Wed, 22/08/2007 - 06:58
Hennessee Group, an adviser to hedge fund investors and index provider, says that while some hedge funds focused on mortgage-backed securities have suffered well-publicised losses due to the decline in the sub-prime mortgages sector, many hedge funds have also been able to generate profits as a result of the decline.
Last October Hennessee reported that hedge funds had been using credit default swaps in several ways, including purchasing CDS on sub-prime mortgage-backed fixed-income securities and indices intended to profit from deterioration in credit quality among mortgage borrowers.
In what has been the best short sale theme since 2002, Hennessee says, many hedge funds have greatly benefited from the collapse in sub-prime mortgages through their short exposure to mortgage lenders and sub-prime mortgage-backed securities and indices. While some have focused on shorting mortgage lenders and buying credit default swaps on specific mortgage-backed bonds, others have purchases CDS on indices of these securities, the ABX series, with most focused on those securities issued in 2006 under more relaxed lending standards.

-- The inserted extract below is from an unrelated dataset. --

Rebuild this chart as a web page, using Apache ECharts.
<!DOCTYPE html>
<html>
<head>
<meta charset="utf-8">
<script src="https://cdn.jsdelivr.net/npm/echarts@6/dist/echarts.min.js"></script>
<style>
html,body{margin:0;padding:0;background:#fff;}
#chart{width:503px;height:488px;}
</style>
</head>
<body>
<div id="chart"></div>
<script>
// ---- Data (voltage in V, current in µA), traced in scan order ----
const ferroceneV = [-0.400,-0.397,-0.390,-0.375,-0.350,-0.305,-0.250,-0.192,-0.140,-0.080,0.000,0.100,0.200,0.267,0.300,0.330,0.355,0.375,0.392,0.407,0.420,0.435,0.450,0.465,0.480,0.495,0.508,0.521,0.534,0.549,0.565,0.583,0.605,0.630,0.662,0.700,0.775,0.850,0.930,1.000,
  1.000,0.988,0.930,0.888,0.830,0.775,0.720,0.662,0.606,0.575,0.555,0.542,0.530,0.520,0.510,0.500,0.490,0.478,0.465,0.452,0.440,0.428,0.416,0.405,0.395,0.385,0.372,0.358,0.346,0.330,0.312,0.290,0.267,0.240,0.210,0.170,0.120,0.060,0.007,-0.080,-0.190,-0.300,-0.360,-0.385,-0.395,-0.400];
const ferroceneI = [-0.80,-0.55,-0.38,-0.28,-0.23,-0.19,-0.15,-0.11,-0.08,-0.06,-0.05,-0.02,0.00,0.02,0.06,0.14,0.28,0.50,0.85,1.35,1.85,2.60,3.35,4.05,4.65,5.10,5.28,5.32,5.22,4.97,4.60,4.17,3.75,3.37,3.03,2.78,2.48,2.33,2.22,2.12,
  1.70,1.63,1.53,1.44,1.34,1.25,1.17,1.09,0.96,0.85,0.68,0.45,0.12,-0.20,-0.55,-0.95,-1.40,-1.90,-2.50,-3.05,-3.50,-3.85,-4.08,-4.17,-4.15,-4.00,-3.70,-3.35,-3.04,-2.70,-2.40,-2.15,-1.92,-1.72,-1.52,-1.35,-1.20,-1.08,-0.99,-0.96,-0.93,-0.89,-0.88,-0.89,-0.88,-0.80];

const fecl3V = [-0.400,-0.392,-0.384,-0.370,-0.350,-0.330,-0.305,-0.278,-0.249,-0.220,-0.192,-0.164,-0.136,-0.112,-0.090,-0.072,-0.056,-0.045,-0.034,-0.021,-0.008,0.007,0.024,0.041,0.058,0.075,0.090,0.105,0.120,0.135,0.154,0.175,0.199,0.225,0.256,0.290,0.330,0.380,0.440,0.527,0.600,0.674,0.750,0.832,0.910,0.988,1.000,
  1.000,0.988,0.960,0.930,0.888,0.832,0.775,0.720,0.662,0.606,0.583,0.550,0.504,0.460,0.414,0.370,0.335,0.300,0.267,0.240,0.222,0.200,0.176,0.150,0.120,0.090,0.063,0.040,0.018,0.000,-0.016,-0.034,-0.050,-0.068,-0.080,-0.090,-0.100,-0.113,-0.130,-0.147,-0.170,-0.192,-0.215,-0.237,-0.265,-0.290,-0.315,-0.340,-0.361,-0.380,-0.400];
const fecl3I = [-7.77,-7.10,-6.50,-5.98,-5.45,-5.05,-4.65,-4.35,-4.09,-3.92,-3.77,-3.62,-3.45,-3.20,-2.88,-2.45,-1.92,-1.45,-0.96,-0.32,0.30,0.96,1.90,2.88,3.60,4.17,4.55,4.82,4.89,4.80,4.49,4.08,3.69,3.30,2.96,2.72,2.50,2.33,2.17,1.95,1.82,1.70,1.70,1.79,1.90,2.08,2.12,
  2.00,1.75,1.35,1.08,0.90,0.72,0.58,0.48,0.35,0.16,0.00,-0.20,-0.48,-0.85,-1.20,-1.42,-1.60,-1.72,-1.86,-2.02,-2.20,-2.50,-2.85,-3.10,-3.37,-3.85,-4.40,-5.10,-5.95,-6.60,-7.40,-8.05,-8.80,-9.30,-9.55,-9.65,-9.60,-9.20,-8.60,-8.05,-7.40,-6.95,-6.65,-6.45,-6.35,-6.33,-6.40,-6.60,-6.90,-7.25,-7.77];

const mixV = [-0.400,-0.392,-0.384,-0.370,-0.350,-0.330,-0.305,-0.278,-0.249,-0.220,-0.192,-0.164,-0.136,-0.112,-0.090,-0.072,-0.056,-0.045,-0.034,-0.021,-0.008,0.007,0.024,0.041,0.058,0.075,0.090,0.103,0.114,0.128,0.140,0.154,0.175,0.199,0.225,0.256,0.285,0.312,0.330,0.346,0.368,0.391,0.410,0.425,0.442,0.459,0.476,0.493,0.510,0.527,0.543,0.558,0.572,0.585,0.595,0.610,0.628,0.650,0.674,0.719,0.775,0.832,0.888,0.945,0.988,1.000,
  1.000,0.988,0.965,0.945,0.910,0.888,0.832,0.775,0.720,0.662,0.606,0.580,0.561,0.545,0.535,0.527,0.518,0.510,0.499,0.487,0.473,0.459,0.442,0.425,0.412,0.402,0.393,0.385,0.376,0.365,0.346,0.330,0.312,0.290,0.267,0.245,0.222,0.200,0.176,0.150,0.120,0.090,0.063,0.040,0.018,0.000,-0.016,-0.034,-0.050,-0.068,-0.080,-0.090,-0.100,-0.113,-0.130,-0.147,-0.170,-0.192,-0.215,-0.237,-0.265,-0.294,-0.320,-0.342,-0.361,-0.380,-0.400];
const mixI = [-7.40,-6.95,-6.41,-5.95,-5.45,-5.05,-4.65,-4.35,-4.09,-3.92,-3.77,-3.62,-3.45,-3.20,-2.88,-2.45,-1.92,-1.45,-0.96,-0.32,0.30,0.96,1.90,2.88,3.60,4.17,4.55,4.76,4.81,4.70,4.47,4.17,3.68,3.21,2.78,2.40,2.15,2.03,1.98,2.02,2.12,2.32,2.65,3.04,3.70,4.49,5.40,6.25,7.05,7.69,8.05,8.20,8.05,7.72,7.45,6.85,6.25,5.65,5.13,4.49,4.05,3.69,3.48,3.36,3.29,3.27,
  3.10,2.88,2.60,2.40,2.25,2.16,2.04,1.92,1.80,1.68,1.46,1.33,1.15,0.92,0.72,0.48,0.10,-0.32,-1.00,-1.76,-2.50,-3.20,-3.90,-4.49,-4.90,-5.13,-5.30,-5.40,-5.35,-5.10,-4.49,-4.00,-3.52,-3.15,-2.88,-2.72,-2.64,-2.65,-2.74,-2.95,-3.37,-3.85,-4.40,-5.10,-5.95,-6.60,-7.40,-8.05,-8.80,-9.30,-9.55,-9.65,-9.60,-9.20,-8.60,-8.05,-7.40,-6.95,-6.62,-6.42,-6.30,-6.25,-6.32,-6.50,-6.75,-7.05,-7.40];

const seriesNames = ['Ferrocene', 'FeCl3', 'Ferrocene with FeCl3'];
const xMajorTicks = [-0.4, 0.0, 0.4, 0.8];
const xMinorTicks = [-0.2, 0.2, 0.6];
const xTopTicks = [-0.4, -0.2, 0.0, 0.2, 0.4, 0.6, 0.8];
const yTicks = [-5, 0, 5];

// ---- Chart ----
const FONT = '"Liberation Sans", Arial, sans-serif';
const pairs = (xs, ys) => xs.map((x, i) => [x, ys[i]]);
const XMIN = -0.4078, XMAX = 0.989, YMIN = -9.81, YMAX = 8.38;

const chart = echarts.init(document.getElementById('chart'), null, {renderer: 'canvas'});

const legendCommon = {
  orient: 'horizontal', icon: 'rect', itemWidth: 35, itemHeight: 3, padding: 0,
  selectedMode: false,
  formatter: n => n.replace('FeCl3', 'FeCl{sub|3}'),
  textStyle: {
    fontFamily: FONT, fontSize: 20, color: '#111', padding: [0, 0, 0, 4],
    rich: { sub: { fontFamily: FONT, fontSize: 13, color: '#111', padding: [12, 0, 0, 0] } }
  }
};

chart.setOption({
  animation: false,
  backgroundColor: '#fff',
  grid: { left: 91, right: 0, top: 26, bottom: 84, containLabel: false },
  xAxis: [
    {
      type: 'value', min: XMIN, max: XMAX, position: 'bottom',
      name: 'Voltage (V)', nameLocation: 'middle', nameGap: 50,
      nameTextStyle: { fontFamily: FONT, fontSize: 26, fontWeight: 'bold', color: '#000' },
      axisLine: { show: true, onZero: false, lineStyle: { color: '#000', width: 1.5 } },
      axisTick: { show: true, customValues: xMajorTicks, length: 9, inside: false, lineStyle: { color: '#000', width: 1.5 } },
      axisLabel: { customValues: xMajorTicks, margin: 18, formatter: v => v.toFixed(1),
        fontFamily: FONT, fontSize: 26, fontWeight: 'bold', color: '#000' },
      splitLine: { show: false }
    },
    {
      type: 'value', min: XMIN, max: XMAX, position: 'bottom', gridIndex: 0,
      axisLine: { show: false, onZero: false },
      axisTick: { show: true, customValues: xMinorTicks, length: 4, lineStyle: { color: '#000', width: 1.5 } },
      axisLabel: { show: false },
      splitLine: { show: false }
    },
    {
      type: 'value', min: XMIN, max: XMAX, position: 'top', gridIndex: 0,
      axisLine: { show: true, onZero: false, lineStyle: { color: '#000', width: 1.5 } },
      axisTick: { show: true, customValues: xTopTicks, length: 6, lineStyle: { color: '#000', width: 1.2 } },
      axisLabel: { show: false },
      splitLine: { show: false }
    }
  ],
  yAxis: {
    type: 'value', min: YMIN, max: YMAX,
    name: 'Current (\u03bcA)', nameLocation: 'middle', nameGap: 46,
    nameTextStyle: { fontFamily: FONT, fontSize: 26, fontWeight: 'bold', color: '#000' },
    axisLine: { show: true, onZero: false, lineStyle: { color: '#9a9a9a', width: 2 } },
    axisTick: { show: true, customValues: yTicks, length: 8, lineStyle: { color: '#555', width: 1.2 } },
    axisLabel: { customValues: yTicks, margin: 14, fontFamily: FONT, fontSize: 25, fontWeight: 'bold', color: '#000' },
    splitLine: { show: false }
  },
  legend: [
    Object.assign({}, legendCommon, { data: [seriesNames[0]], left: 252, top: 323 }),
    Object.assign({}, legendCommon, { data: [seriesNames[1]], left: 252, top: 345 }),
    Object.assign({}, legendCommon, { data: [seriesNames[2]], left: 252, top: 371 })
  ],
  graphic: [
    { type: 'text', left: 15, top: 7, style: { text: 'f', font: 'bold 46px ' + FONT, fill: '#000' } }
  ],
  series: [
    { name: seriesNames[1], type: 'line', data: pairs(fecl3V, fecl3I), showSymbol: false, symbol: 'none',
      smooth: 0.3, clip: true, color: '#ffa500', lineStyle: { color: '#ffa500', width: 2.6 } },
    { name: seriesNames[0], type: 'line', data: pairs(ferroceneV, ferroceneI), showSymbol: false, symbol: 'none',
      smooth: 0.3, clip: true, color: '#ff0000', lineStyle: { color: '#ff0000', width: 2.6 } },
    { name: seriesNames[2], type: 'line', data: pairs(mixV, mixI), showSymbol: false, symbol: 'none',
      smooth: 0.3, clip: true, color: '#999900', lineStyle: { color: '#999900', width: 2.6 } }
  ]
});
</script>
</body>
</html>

The ABX-HE-BBB- 06-2 Index (ABX Index of BBB-rated tranches issued in 2006) is now down by 60 per cent for the first seven months of the year. Several managers think there is still more downside for the lowest-level tranches, as they believe cumulative losses for sub-prime mortgage securities could potentially cause the value of the BBB-tranches to be worthless.
However, as has been widely publicised, several hedge funds with leveraged long bets on bonds backed by sub-prime mortgages experienced significant losses in the first half of the year. According to reports, these funds leveraged investor capital between 10 and 20 times, and held a collection of collateralised debt obligations and mortgage-backed securities, some of which were illiquid and 'marked to model'.
As the value of the underlying bonds fell, funds faced margin calls from lenders, which forced them to sell assets, further exacerbating losses. While BBB tranches have garnered the most coverage, even more senior tranches have been affected by the collapse, as the AAA tranche has declined by 1 per cent, the AA tranche by 2 per cent and the A tranche by 20 per cent up to the end of June. While many recent news stories have publicised hedge fund failures related to the sub-prime collapse, Hennessee says, in reality many hedge funds were expecting such an event and were able to profit from the decline.
Hennessee Group is a registered investment adviser that advises direct investors in hedge funds on asset allocation, manager selection, and ongoing monitoring of hedge fund managers. It compiles the Hennessee Hedge Fund Indices to benchmark individual hedge fund manager performance, but does not sell a fund of hedge funds product nor market individual hedge fund managers.